Thursday, December 6, 2012
Routine Exceptionality: The Plenary Power Doctrine, Immigrants, and the Indigenous Under U.S. Law by Susan Bibler Coutin, Justin Richland, and Veronique Fortin
Routine Exceptionality: The Plenary Power Doctrine, Immigrants, and the Indigenous Under U.S. Law by Susan Bibler Coutin (UC Irvine), Justin Richland (University of Chicago), and Veronique Fortin (UC Irvine), September 12, 2012 UC Irvine School of Law Research Paper No. 2012-79
Abstract: Our paper examines how law-making regarding Native and Central Americans in the United States gives rise to documentary forms that challenge binaries that have plagued sociolegal scholarship. In the United States, plenary power gives the federal government what former U.S. attorney general Michael Mukasey termed the "administrative grace" to grant privileges to members of groups, such as immigrants and Native Americans, who are citizens of other nations, and thus whose allegiance is questioned.
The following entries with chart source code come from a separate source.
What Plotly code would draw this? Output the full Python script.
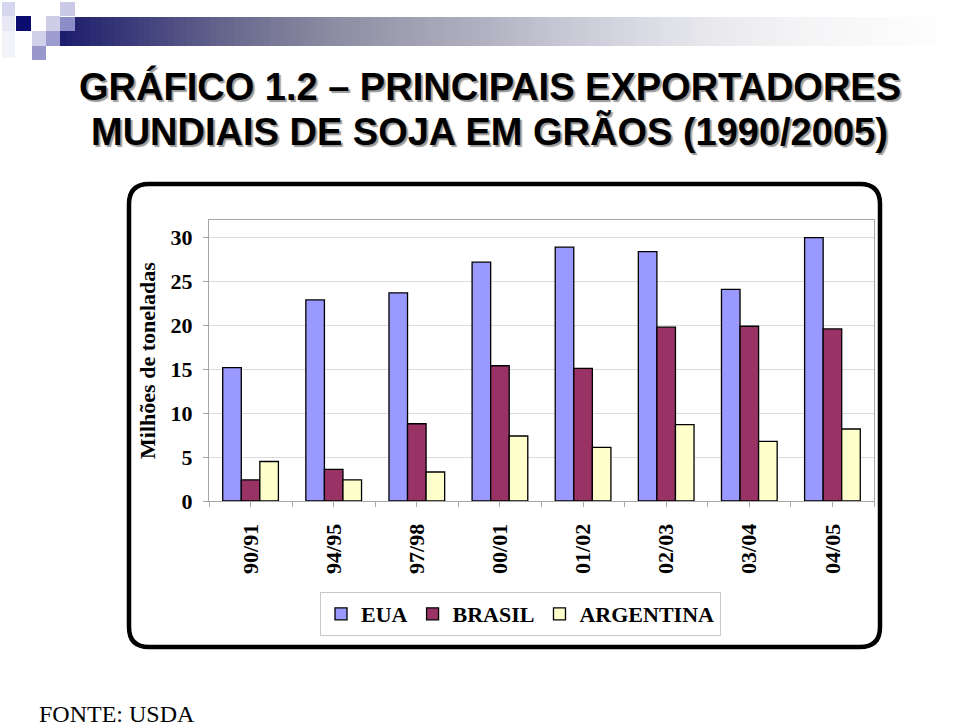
import plotly.graph_objects as go

# ---------------- data ----------------
categories = ["90/91", "94/95", "97/98", "00/01", "01/02", "02/03", "03/04", "04/05"]
eua = [15.2, 22.9, 23.7, 27.2, 28.9, 28.4, 24.1, 30.0]
brasil = [2.4, 3.6, 8.8, 15.4, 15.1, 19.8, 19.9, 19.6]
argentina = [4.5, 2.4, 3.3, 7.4, 6.1, 8.7, 6.8, 8.2]
series_names = ["EUA", "BRASIL", "ARGENTINA"]
series_colors = ["#9999FF", "#993366", "#FFFFCC"]

title_line1 = "GRÁFICO 1.2 – PRINCIPAIS EXPORTADORES"
title_line2 = "MUNDIAIS DE SOJA EM GRÃOS (1990/2005)"
y_title = "Milhões de toneladas"
source_text = "FONTE: USDA"

# ---------------- layout geometry (pixels) ----------------
W, H = 960, 728
PL, PR, PT, PB = 209, 874, 220, 501  # plot area box


def px(x, y):
    """pixel -> paper coordinates"""
    return (x - PL) / (PR - PL), (PB - y) / (PB - PT)


SERIF = "Times New Roman, Liberation Serif, serif"
SANS = "Arial, Liberation Sans, sans-serif"

idx = list(range(len(categories)))

fig = go.Figure()
for name, vals, col in zip(series_names, [eua, brasil, argentina], series_colors):
    fig.add_trace(go.Bar(
        x=idx, y=vals, name=name,
        marker=dict(color=col, line=dict(color="#000000", width=1.3)),
    ))

shapes = []

# ---- decorative header: squares + gradient bar ----
def rect(x0, y0, x1, y1, color):
    a0, b0 = px(x0, y0)
    a1, b1 = px(x1, y1)
    shapes.append(dict(type="rect", xref="paper", yref="paper", x0=a0, y0=b0, x1=a1, y1=b1,
                       fillcolor=color, line=dict(width=0), layer="above"))

stops = [(60, (28, 28, 108)), (160, (72, 72, 128)), (240, (108, 108, 144)), (320, (136, 136, 160)),
         (400, (158, 158, 176)), (480, (176, 176, 192)), (560, (198, 198, 212)), (640, (218, 218, 228)),
         (720, (234, 234, 238)), (800, (244, 244, 246)), (880, (250, 250, 251)), (960, (255, 255, 255))]


def grad(x):
    for (xa, ca), (xb, cb) in zip(stops[:-1], stops[1:]):
        if xa <= x <= xb:
            t = (x - xa) / (xb - xa)
            return tuple(int(round(ca[i] + (cb[i] - ca[i]) * t)) for i in range(3))
    return stops[-1][1]

step = 6
x = 60
while x < 960:
    c = grad(x + step / 2)
    rect(x, 17, min(x + step + 0.6, 960), 46, "rgb(%d,%d,%d)" % c)
    x += step

rect(2, 2, 15, 16, "#d6d6ee")
rect(2, 16, 15, 31, "#e8e8f5")
rect(2, 31, 15, 58, "#f3f3fa")
rect(16, 16, 31, 31, "#0c0c70")
rect(32, 31, 46, 46, "#d0d0ea")
rect(32, 46, 46, 60, "#9898cc")
rect(46, 16, 60, 31, "#cdcde8")
rect(46, 31, 60, 46, "#9c9cd0")
rect(60, 2, 75, 16, "#cacae6")
rect(60, 17, 75, 31, "#8c8cc8")

# ---- rounded outer frame ----
X0, Y0, X1, Y1, R = 129, 184, 880, 647, 20


def P(x, y):
    a, b = px(x, y)
    return "%.5f,%.5f" % (a, b)

path = ("M " + P(X0 + R, Y0) + " L " + P(X1 - R, Y0) + " Q " + P(X1, Y0) + " " + P(X1, Y0 + R) +
        " L " + P(X1, Y1 - R) + " Q " + P(X1, Y1) + " " + P(X1 - R, Y1) +
        " L " + P(X0 + R, Y1) + " Q " + P(X0, Y1) + " " + P(X0, Y1 - R) +
        " L " + P(X0, Y0 + R) + " Q " + P(X0, Y0) + " " + P(X0 + R, Y0) + " Z")
shapes.append(dict(type="path", xref="paper", yref="paper", path=path,
                   line=dict(color="#000000", width=4.5), layer="below"))

annotations = []


def ann(text, x, y, size, family, color, xanchor="center", yanchor="middle", bold=False, shadow=None):
    a, b = px(x, y)
    font = dict(size=size, family=family, color=color)
    if shadow:
        font["shadow"] = shadow
    annotations.append(dict(text=("<b>%s</b>" % text) if bold else text, x=a, y=b,
                            xref="paper", yref="paper", showarrow=False,
                            xanchor=xanchor, yanchor=yanchor, font=font))

# title with drop shadow
for (t, cy) in [(title_line1, 86), (title_line2, 132)]:
    ann(t, 489.5, cy, 38, SANS, "#000000", bold=True, shadow="2px 2px 1px #9a9a9a")

ann(source_text, 37, 729, 24, SERIF, "#000000", xanchor="left", yanchor="bottom")

lx, ly = px(520.5, 614)

fig.update_layout(
    width=W, height=H,
    margin=dict(l=PL, r=W - PR, t=PT, b=H - PB, pad=0),
    paper_bgcolor="white", plot_bgcolor="white",
    barmode="group", bargap=0.33, bargroupgap=0,
    showlegend=True,
    legend=dict(orientation="h", x=lx, y=ly, xanchor="center", yanchor="middle",
                bordercolor="#c8c8c8", borderwidth=1, bgcolor="white",
                font=dict(family=SERIF, size=22, color="#000000", weight="bold"),
                traceorder="normal", itemclick=False),
    shapes=shapes,
    annotations=annotations,
    xaxis=dict(
        range=[-0.5, len(categories) - 0.5],
        tickmode="array", tickvals=idx, ticktext=categories,
        tickangle=-90,
        tickfont=dict(family=SERIF, size=22, color="#000000", weight="bold"),
        ticks="outside", ticklen=5, tickcolor="#a6a6a6", tickwidth=1,
        ticklabelstandoff=8,
        minor=dict(tick0=0.5, dtick=1, ticks="outside", ticklen=5, tickcolor="#a6a6a6", tickwidth=1, showgrid=False),
        showgrid=False, zeroline=False,
        showline=True, linecolor="#a6a6a6", linewidth=1, mirror=True,
    ),
    yaxis=dict(
        range=[0, 32], tick0=0, dtick=5,
        tickfont=dict(family=SERIF, size=22, color="#000000", weight="bold"),
        ticks="outside", ticklen=5, tickcolor="#a6a6a6",
        ticklabelstandoff=6,
        showgrid=True, gridcolor="#dcdcdc", gridwidth=1,
        zeroline=False,
        showline=True, linecolor="#a6a6a6", linewidth=1, mirror=True,
        title=dict(text=y_title, standoff=8,
                   font=dict(family=SERIF, size=22, color="#000000", weight="bold")),
    ),
)

fig.write_html("out.html")
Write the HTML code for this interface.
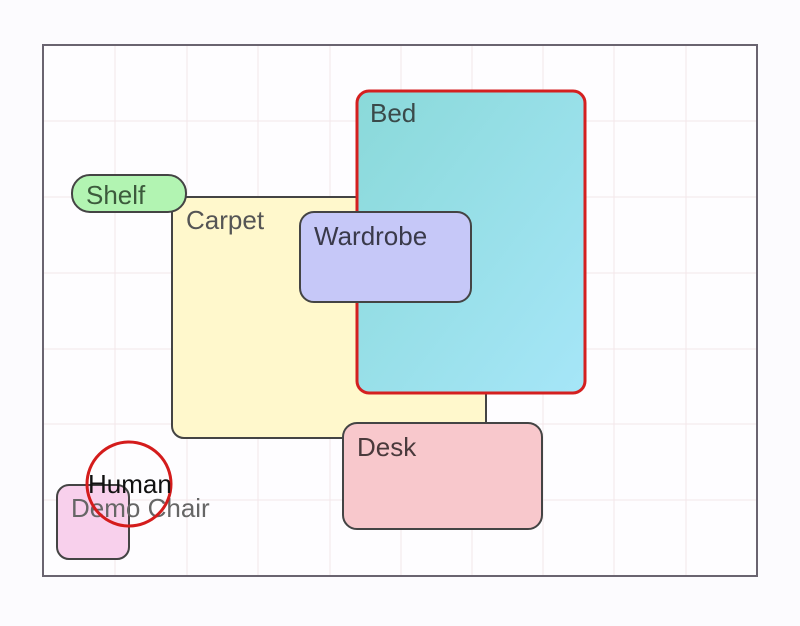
<!DOCTYPE html>
<html><head><style>
body{margin:0;background:#fcfbfe;width:800px;height:621px;overflow:hidden}
</style></head><body>
<svg width="800" height="621" xmlns="http://www.w3.org/2000/svg" font-family="Liberation Sans, sans-serif">
<defs><linearGradient id="g" x1="0" y1="0" x2="1" y2="1"><stop offset="0" stop-color="#8ad9d9"/><stop offset="1" stop-color="#a6e6f8"/></linearGradient></defs>
<rect x="43" y="45" width="714" height="531" fill="#fefdff"/>
<g stroke="#f3e6ea" stroke-width="1">
<line x1="115" y1="45" x2="115" y2="576"/><line x1="187" y1="45" x2="187" y2="576"/><line x1="258" y1="45" x2="258" y2="576"/><line x1="330" y1="45" x2="330" y2="576"/><line x1="401" y1="45" x2="401" y2="576"/><line x1="472" y1="45" x2="472" y2="576"/><line x1="543" y1="45" x2="543" y2="576"/><line x1="614" y1="45" x2="614" y2="576"/><line x1="686" y1="45" x2="686" y2="576"/>
<line x1="43" y1="121" x2="757" y2="121"/><line x1="43" y1="197" x2="757" y2="197"/><line x1="43" y1="273" x2="757" y2="273"/><line x1="43" y1="349" x2="757" y2="349"/><line x1="43" y1="424" x2="757" y2="424"/><line x1="43" y1="500" x2="757" y2="500"/>
</g>
<rect x="43" y="45" width="714" height="531" fill="none" stroke="#6a6470" stroke-width="2"/>
<rect x="172" y="197" width="314" height="241" rx="12" fill="#fff8cc" stroke="#444" stroke-width="2"/>
<text x="186" y="229" font-size="26" fill="#555">Carpet</text>
<rect x="357" y="91" width="228" height="302" rx="12" fill="url(#g)" stroke="#d42020" stroke-width="3"/>
<text x="370" y="122" font-size="26" fill="#3a4a4a">Bed</text>
<rect x="72" y="175" width="114" height="37" rx="18" fill="#b2f4b2" stroke="#444" stroke-width="2"/>
<text x="86" y="204" font-size="26" fill="#3c5a3c">Shelf</text>
<rect x="300" y="212" width="171" height="90" rx="14" fill="#c6c8f8" stroke="#444" stroke-width="2"/>
<text x="314" y="245" font-size="26" fill="#3a3a4a">Wardrobe</text>
<rect x="343" y="423" width="199" height="106" rx="14" fill="#f8c8cc" stroke="#444" stroke-width="2"/>
<text x="357" y="456" font-size="26" fill="#4a3a3c">Desk</text>
<rect x="57" y="485" width="72" height="74" rx="12" fill="#f8d0ec" stroke="#444" stroke-width="2"/>
<text x="71" y="517" font-size="26" fill="#666">Demo Chair</text>
<circle cx="129" cy="484" r="42" fill="none" stroke="#d41c1c" stroke-width="3"/>
<text x="88" y="493" font-size="26" fill="#111">Human</text>
</svg>
</body></html>
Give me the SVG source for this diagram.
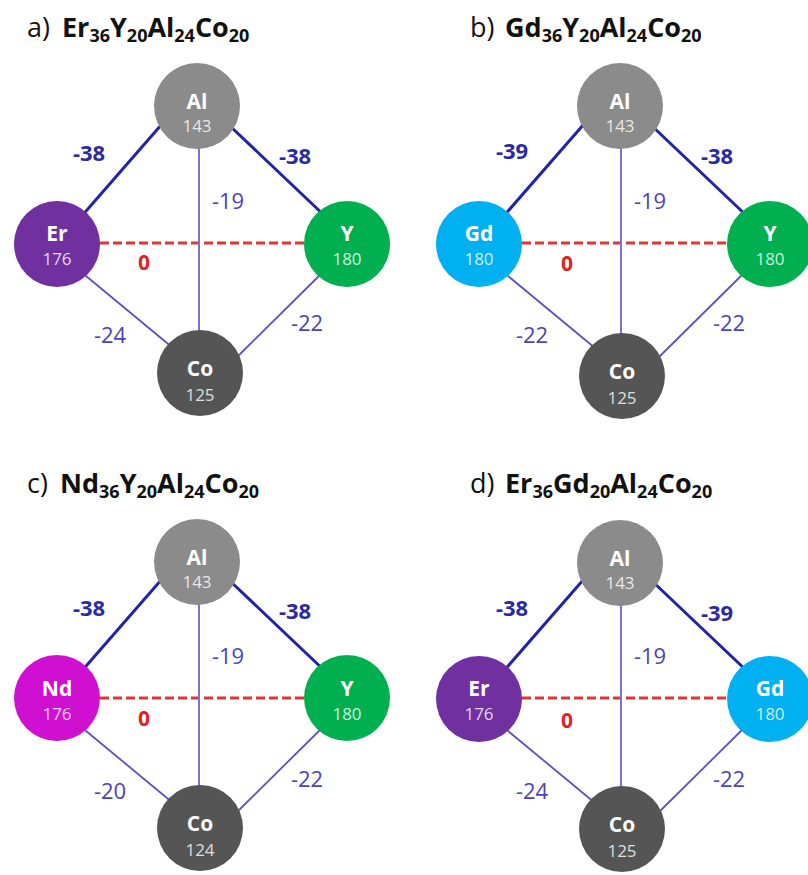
<svg xmlns="http://www.w3.org/2000/svg" width="808" height="875" viewBox="0 0 808 875">
<style>
  .title{font-family:"Open Sans","Noto Sans","DejaVu Sans",sans-serif;font-size:27px;fill:#111;}
  .title .f{font-weight:bold;}
  .title .s{font-size:18px;font-weight:bold;}
  .thick{stroke:#2323a6;stroke-width:3;fill:none;stroke-linecap:round;}
  .thin{stroke:#5a52bf;stroke-width:1.8;fill:none;}
  .vert{stroke:#7a72d0;stroke-width:2;fill:none;}
  .dash{stroke:#e03535;stroke-width:3.2;stroke-dasharray:9 4;fill:none;}
  .lb{font-family:"Open Sans","Noto Sans",sans-serif;font-size:22px;font-weight:bold;fill:#2a2aa2;text-anchor:middle;}
  .ln{font-family:"Open Sans","Noto Sans",sans-serif;font-size:22px;fill:#4a44b8;text-anchor:middle;}
  .lz{font-family:"Open Sans","Noto Sans",sans-serif;font-size:21px;font-weight:bold;fill:#e52020;text-anchor:middle;}
  .sym{font-family:"Open Sans","Noto Sans",sans-serif;font-size:21px;font-weight:bold;fill:#ffffff;text-anchor:middle;}
  .num{font-family:"Open Sans","Noto Sans",sans-serif;font-size:17px;fill:#ffffff;fill-opacity:0.82;text-anchor:middle;}
  .al{fill:#8b8b8b;} .co{fill:#555555;} .er{fill:#7030a0;} .y{fill:#00b050;} .gd{fill:#00b0f0;} .nd{fill:#d010d0;}
</style>
<rect width="808" height="875" fill="#ffffff"/>

<!-- Titles -->
<text class="title" x="27" y="37">a) <tspan class="f" x="62">Er</tspan><tspan class="s" dy="5">36</tspan><tspan class="f" dy="-5">Y</tspan><tspan class="s" dy="5">20</tspan><tspan class="f" dy="-5">Al</tspan><tspan class="s" dy="5">24</tspan><tspan class="f" dy="-5">Co</tspan><tspan class="s" dy="5">20</tspan></text>
<text class="title" x="470" y="37">b) <tspan class="f" x="505">Gd</tspan><tspan class="s" dy="5">36</tspan><tspan class="f" dy="-5">Y</tspan><tspan class="s" dy="5">20</tspan><tspan class="f" dy="-5">Al</tspan><tspan class="s" dy="5">24</tspan><tspan class="f" dy="-5">Co</tspan><tspan class="s" dy="5">20</tspan></text>
<text class="title" x="27" y="493">c) <tspan class="f" x="60">Nd</tspan><tspan class="s" dy="5">36</tspan><tspan class="f" dy="-5">Y</tspan><tspan class="s" dy="5">20</tspan><tspan class="f" dy="-5">Al</tspan><tspan class="s" dy="5">24</tspan><tspan class="f" dy="-5">Co</tspan><tspan class="s" dy="5">20</tspan></text>
<text class="title" x="470" y="493">d) <tspan class="f" x="505">Er</tspan><tspan class="s" dy="5">36</tspan><tspan class="f" dy="-5">Gd</tspan><tspan class="s" dy="5">20</tspan><tspan class="f" dy="-5">Al</tspan><tspan class="s" dy="5">24</tspan><tspan class="f" dy="-5">Co</tspan><tspan class="s" dy="5">20</tspan></text>

<!-- Panel a -->
<g id="panel-a">
  <g id="a-connectors">
    <line class="thick" x1="80" y1="218" x2="162" y2="124"/>
    <line class="thick" x1="230" y1="126" x2="327" y2="218"/>
    <line class="thin" x1="80" y1="271" x2="173" y2="348"/>
    <line class="thin" x1="323" y1="272" x2="235" y2="359"/>
    <line class="dash" x1="100" y1="243" x2="305" y2="243"/>
    <line class="vert" x1="199" y1="140" x2="199" y2="340"/>
    <text class="lb" x="89" y="161">-38</text>
    <text class="lb" x="295" y="164">-38</text>
    <text class="ln" x="228" y="209">-19</text>
    <text class="lz" x="144" y="270">0</text>
    <text class="ln" x="110" y="343">-24</text>
    <text class="ln" x="307" y="331">-22</text>
  </g>
  <g id="a-Al"><circle class="al" cx="197" cy="106" r="43"/><text class="sym" x="197" y="109">Al</text><text class="num" x="197" y="132">143</text></g>
  <g id="a-Er"><circle class="er" cx="57" cy="244" r="43"/><text class="sym" x="57" y="241">Er</text><text class="num" x="57" y="265">176</text></g>
  <g id="a-Y"><circle class="y" cx="347" cy="244" r="43"/><text class="sym" x="347" y="241">Y</text><text class="num" x="347" y="265">180</text></g>
  <g id="a-Co"><circle class="co" cx="200" cy="373" r="43"/><text class="sym" x="200" y="376">Co</text><text class="num" x="200" y="401">125</text></g>
</g>

<!-- Panel b -->
<g id="panel-b" transform="translate(422,0)">
  <g id="b-connectors">
    <line class="thick" x1="80" y1="218" x2="162" y2="124"/>
    <line class="thick" x1="230" y1="126" x2="327" y2="218"/>
    <line class="thin" x1="80" y1="271" x2="173" y2="348"/>
    <line class="thin" x1="323" y1="272" x2="235" y2="359"/>
    <line class="dash" x1="100" y1="243" x2="305" y2="243"/>
    <line class="vert" x1="199" y1="140" x2="199" y2="340"/>
    <text class="lb" x="90" y="159">-39</text>
    <text class="lb" x="295" y="164">-38</text>
    <text class="ln" x="228" y="209">-19</text>
    <text class="lz" x="145" y="271">0</text>
    <text class="ln" x="110" y="343">-22</text>
    <text class="ln" x="307" y="331">-22</text>
  </g>
  <g id="b-Al"><circle class="al" cx="198" cy="106" r="43"/><text class="sym" x="198" y="109">Al</text><text class="num" x="198" y="132">143</text></g>
  <g id="b-Gd"><circle class="gd" cx="57" cy="244" r="43"/><text class="sym" x="57" y="241">Gd</text><text class="num" x="57" y="265">180</text></g>
  <g id="b-Y"><circle class="y" cx="348" cy="244" r="43"/><text class="sym" x="348" y="241">Y</text><text class="num" x="348" y="265">180</text></g>
  <g id="b-Co"><circle class="co" cx="200" cy="376" r="43"/><text class="sym" x="200" y="379">Co</text><text class="num" x="200" y="404">125</text></g>
</g>

<!-- Panel c -->
<g id="panel-c" transform="translate(0,455)">
  <g id="c-connectors">
    <line class="thick" x1="80" y1="218" x2="162" y2="124"/>
    <line class="thick" x1="230" y1="126" x2="327" y2="218"/>
    <line class="thin" x1="80" y1="271" x2="173" y2="348"/>
    <line class="thin" x1="323" y1="272" x2="235" y2="359"/>
    <line class="dash" x1="100" y1="243" x2="305" y2="243"/>
    <line class="vert" x1="199" y1="140" x2="199" y2="340"/>
    <text class="lb" x="89" y="161">-38</text>
    <text class="lb" x="295" y="164">-38</text>
    <text class="ln" x="228" y="209">-19</text>
    <text class="lz" x="144" y="271">0</text>
    <text class="ln" x="110" y="344">-20</text>
    <text class="ln" x="307" y="332">-22</text>
  </g>
  <g id="c-Al"><circle class="al" cx="197" cy="107" r="43"/><text class="sym" x="197" y="110">Al</text><text class="num" x="197" y="133">143</text></g>
  <g id="c-Nd"><circle class="nd" cx="57" cy="243" r="43"/><text class="sym" x="57" y="241">Nd</text><text class="num" x="57" y="265">176</text></g>
  <g id="c-Y"><circle class="y" cx="347" cy="243" r="43"/><text class="sym" x="347" y="241">Y</text><text class="num" x="347" y="265">180</text></g>
  <g id="c-Co"><circle class="co" cx="200" cy="373" r="43"/><text class="sym" x="200" y="376">Co</text><text class="num" x="200" y="401">124</text></g>
</g>

<!-- Panel d -->
<g id="panel-d" transform="translate(422,455)">
  <g id="d-connectors">
    <line class="thick" x1="80" y1="218" x2="162" y2="124"/>
    <line class="thick" x1="230" y1="126" x2="327" y2="218"/>
    <line class="thin" x1="80" y1="271" x2="173" y2="348"/>
    <line class="thin" x1="323" y1="272" x2="235" y2="359"/>
    <line class="dash" x1="100" y1="243" x2="305" y2="243"/>
    <line class="vert" x1="199" y1="140" x2="199" y2="340"/>
    <text class="lb" x="90" y="161">-38</text>
    <text class="lb" x="295" y="166">-39</text>
    <text class="ln" x="228" y="209">-19</text>
    <text class="lz" x="145" y="273">0</text>
    <text class="ln" x="110" y="344">-24</text>
    <text class="ln" x="307" y="332">-22</text>
  </g>
  <g id="d-Al"><circle class="al" cx="198" cy="108" r="43"/><text class="sym" x="198" y="111">Al</text><text class="num" x="198" y="134">143</text></g>
  <g id="d-Er"><circle class="er" cx="57" cy="244" r="43"/><text class="sym" x="57" y="241">Er</text><text class="num" x="57" y="265">176</text></g>
  <g id="d-Gd"><circle class="gd" cx="348" cy="244" r="43"/><text class="sym" x="348" y="241">Gd</text><text class="num" x="348" y="265">180</text></g>
  <g id="d-Co"><circle class="co" cx="200" cy="374" r="43"/><text class="sym" x="200" y="377">Co</text><text class="num" x="200" y="402">125</text></g>
</g>
</svg>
Matter of Compean 24 I&N Dec. 710 (A.G. 2009). Plenary power is understood by the Supreme Court as having "always been deemed a political one, not subject" to judicial oversight. Lone Wolf v. Hitchcock, 187 U.S. 553 (1903). This understanding makes plenary power something of a legal black box – analysis typically ends with the determination that the authority in question is a political one beyond legal review. Yet members of these groups experience plenary power precisely in its regulatory form, in the ways in which they are demanded to produce documents to establish juridical and political identities before the state. Such documents, which simultaneously produce and contest accounts of immigrant and indigenous histories, create alternative understandings in which law is characterized neither by gaps nor by gaplessness, but rather by embodiment in material form.